The software driver clocks the 74HC164 so that only one HT1632 is enabled at once. Basically the driver issues a logic “zero” to the shift-register input, then shifts once: this will move the zero to the first register output, while all the remaining are “one”. This enables only the first controller, and the driver feeds it with the matrix data. Every further clock should issue a logic “one”, so that the logic “zero” is “moving” forward on the register’s outputs, and the other controllers are enabled.

The 74HC164 used for enabling the led controllers.
The 74HC164 used for enabling the led controllers.

What made me shocking is the wrong output state of the register. Although the clocks were issued correctly, as well as the input data, the outputs were completely wrong, most of the times enabling more controllers at once. That was a very good reason for the leds lighting randomly!
So, my move was to inspect what made the shift-register shifting unexpectedly. To do that, I placed the first scope probe on the 74HC164 output activating badly, and the second probe on the same chip clock. At first glance there was no reason for the output getting low, because there was no clock edges. However, something must happen, because the 74HC164 actually shifts the data.
The 74HC164 clock (above) and its first output going low.
The 74HC164 clock (above) and the data input fed into.

The first output of the shift-register, which correctly goes low along a whole clock period.
The first output of the shift-register, which correctly goes low along a whole clock period.
The shifter's second output going low earlier than the second clock pulse.
The shifter’s second output going low earlier than the second clock pulse.
The clock generated by the Netduino is perfectly flat upon the output falling: that's suspect!
The clock generated by the Netduino is perfectly flat upon the output falling: that’s suspect!

The driver timings are around several milliseconds: even the new Netduino can’t reach microseconds pulses.
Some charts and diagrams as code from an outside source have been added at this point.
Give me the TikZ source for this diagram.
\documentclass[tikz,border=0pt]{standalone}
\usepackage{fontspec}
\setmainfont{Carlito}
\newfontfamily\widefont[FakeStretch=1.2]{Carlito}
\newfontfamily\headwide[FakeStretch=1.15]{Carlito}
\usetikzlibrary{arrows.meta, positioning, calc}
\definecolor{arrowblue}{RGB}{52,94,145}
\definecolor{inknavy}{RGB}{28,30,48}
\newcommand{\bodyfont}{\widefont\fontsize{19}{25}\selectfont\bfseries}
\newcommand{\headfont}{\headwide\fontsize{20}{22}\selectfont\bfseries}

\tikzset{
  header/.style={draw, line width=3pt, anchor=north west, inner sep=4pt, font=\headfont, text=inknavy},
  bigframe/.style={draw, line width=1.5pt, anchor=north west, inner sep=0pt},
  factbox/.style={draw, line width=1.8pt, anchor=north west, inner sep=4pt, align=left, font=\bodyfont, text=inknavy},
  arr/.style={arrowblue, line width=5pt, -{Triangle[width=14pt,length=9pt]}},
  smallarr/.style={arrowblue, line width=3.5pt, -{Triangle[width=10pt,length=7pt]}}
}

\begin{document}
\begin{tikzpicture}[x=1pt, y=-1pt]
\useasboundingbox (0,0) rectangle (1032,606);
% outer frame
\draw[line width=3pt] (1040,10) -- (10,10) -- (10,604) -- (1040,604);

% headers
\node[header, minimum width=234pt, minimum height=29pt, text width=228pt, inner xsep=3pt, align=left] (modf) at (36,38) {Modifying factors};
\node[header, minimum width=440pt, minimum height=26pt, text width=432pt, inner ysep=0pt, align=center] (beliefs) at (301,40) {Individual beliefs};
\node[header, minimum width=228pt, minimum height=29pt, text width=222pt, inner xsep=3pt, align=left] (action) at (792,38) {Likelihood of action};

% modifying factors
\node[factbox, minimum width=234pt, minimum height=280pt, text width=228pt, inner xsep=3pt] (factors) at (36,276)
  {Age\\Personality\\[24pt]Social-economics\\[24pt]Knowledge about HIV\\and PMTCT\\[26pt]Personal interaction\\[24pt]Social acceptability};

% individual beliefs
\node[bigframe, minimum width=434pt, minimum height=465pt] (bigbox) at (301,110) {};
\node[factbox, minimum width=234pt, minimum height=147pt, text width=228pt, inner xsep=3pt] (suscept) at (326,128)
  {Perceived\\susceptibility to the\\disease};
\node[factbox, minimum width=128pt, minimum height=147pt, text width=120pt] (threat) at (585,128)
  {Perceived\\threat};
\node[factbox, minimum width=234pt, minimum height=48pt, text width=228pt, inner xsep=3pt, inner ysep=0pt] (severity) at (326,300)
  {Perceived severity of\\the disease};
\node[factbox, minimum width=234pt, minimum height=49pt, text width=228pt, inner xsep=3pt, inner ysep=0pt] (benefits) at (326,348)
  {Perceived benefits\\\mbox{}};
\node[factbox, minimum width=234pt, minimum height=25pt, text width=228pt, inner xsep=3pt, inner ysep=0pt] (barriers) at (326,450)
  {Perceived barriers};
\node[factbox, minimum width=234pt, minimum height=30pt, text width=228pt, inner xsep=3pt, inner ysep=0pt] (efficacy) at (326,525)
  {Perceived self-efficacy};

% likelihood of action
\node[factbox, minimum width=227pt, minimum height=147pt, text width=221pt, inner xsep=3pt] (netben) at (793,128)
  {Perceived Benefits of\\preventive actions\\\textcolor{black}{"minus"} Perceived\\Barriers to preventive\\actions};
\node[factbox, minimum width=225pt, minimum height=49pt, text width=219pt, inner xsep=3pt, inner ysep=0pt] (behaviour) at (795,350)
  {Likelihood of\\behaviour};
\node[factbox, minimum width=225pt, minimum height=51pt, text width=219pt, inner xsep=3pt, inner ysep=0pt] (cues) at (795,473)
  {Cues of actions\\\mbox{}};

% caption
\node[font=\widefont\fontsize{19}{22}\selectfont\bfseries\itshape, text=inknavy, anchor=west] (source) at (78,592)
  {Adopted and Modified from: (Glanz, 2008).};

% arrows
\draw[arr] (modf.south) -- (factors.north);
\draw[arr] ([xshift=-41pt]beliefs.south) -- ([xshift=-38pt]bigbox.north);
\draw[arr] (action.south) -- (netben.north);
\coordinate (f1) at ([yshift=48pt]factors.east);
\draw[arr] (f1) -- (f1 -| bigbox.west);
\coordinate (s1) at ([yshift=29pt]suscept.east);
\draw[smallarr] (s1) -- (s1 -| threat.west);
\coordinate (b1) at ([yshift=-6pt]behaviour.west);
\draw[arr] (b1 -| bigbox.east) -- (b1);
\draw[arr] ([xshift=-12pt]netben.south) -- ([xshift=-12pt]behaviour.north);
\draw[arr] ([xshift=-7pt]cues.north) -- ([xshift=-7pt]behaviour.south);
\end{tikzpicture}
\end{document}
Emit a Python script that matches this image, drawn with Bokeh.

By the way, the external logic does not care about milliseconds, and it works even on nanoseconds events.

The actual clock by the 74HC164 pin shows a small glitch shorter than 100nS.
The actual clock by the 74HC164 pin shows a small glitch shorter than 100nS.

I scaled the scope time-base up to sub-microseconds timings, and…GOTCHA!…a subtle pulse was causing the improper shifting.
Now, I didn’t know exactly where that pulse is originated, nor the very best way to avoid it. By the way, it had to cut off, otherwise the board won’t worked. Two guesses: stray capacitance (e.g. PCB tracking too tight), and/or bad grounding (e.g. leds’ current leads voltage drops).

The solution.

The easier way to cut a spike off is placing a small 1nF capacitor across the signal and ground (assuming the grounding is good).

The 1nF capacitor added to the board.
The 1nF capacitor added to the board.

The funny thing is that the capacitor was considered by design, but not mounted (at least on my board). I wonder why the Sure Electronics Engineers missed it.

The 74HC164 second output shows perfectly after the capacitor insertion.
The 74HC164 second output shows perfectly after the capacitor insertion.

Conclusions.

I know, it’s frustrating.
Most of the users having fun with Netduino are programmers, and they can’t accept that does not exist “copy-and-paste” for hardware. Well, it can be applied if the circuit model has enough redundancy so that most of the undesired effects and interactions can be ignored.
So, please, don’t trash your long awaited hardware project just because it does not work at first time. Dig, dig, and dig again. Also remember that a logic analyzer can’t replace a scope, but a scope most of the time can.